Applying Parallel Computing Techniques to Analyze Terabyte Atmospheric Boundary Layer Model Outputs

摘要

In the atmospheric sciences, the size of simulation output continues to grow as computational resources able to handle simulations with fine-scale spatial and temporal resolutions become more accessible. As output size increases, serial data analysis methods become overwhelmed, resulting in either long delays during processing or total failures due to memory constraints. Parallel data analysis methods can alleviate these issues, however atmospheric scientists are often unfamiliar with how to achieve this. Therefore, example methods are needed to help guide the use of parallel processing in the analysis of Big Data from atmospheric simulations. In this work, practical methods are presented by which an analysis may be executed in parallel using the Message Passing Interface (MPI) and Python. These methods first consider the inherent spatial dependencies of a particular data analysis process. By identifying these dependencies, horizontal or vertical distribution of the dataset across processes can be carried out with minimal process intercommunication. In addition, an analysis method is classified as either data-transfer-limited or computationally-limited. In data-transfer-limited problems, data transfer time outweighs processing time.
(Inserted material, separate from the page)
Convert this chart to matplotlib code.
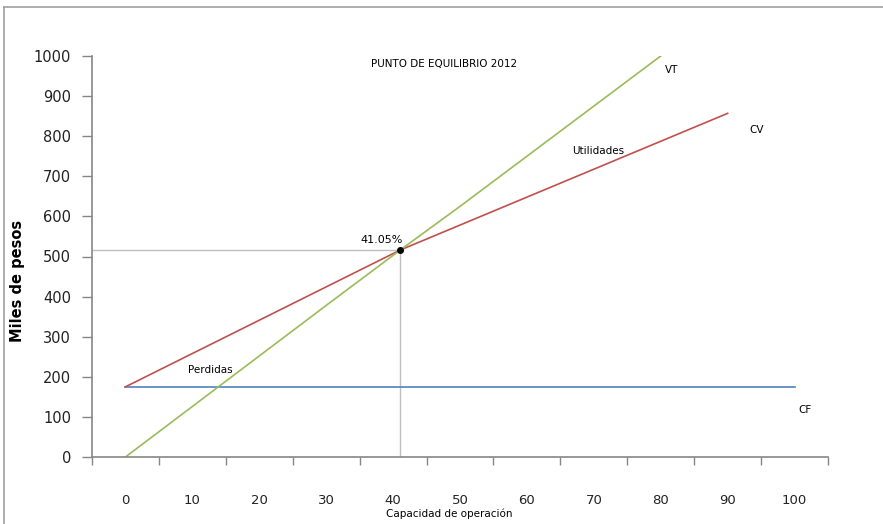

In computationally-limited problems, processing time outweighs data transfer time. The results show that by increasing processor count, the execution time of computationally-limited problems shows improvement. For data-transfer-limited problems, increasing node count offers the greatest improvement. To further improve the performance of computationally-limited problems, a Graphics Processing Unit (GPU) and the Compute Unified Device Architecture (CUDA) framework are used. It is shown that this GPU implementation offers further improvement over the MPI version of the analysis methods tested.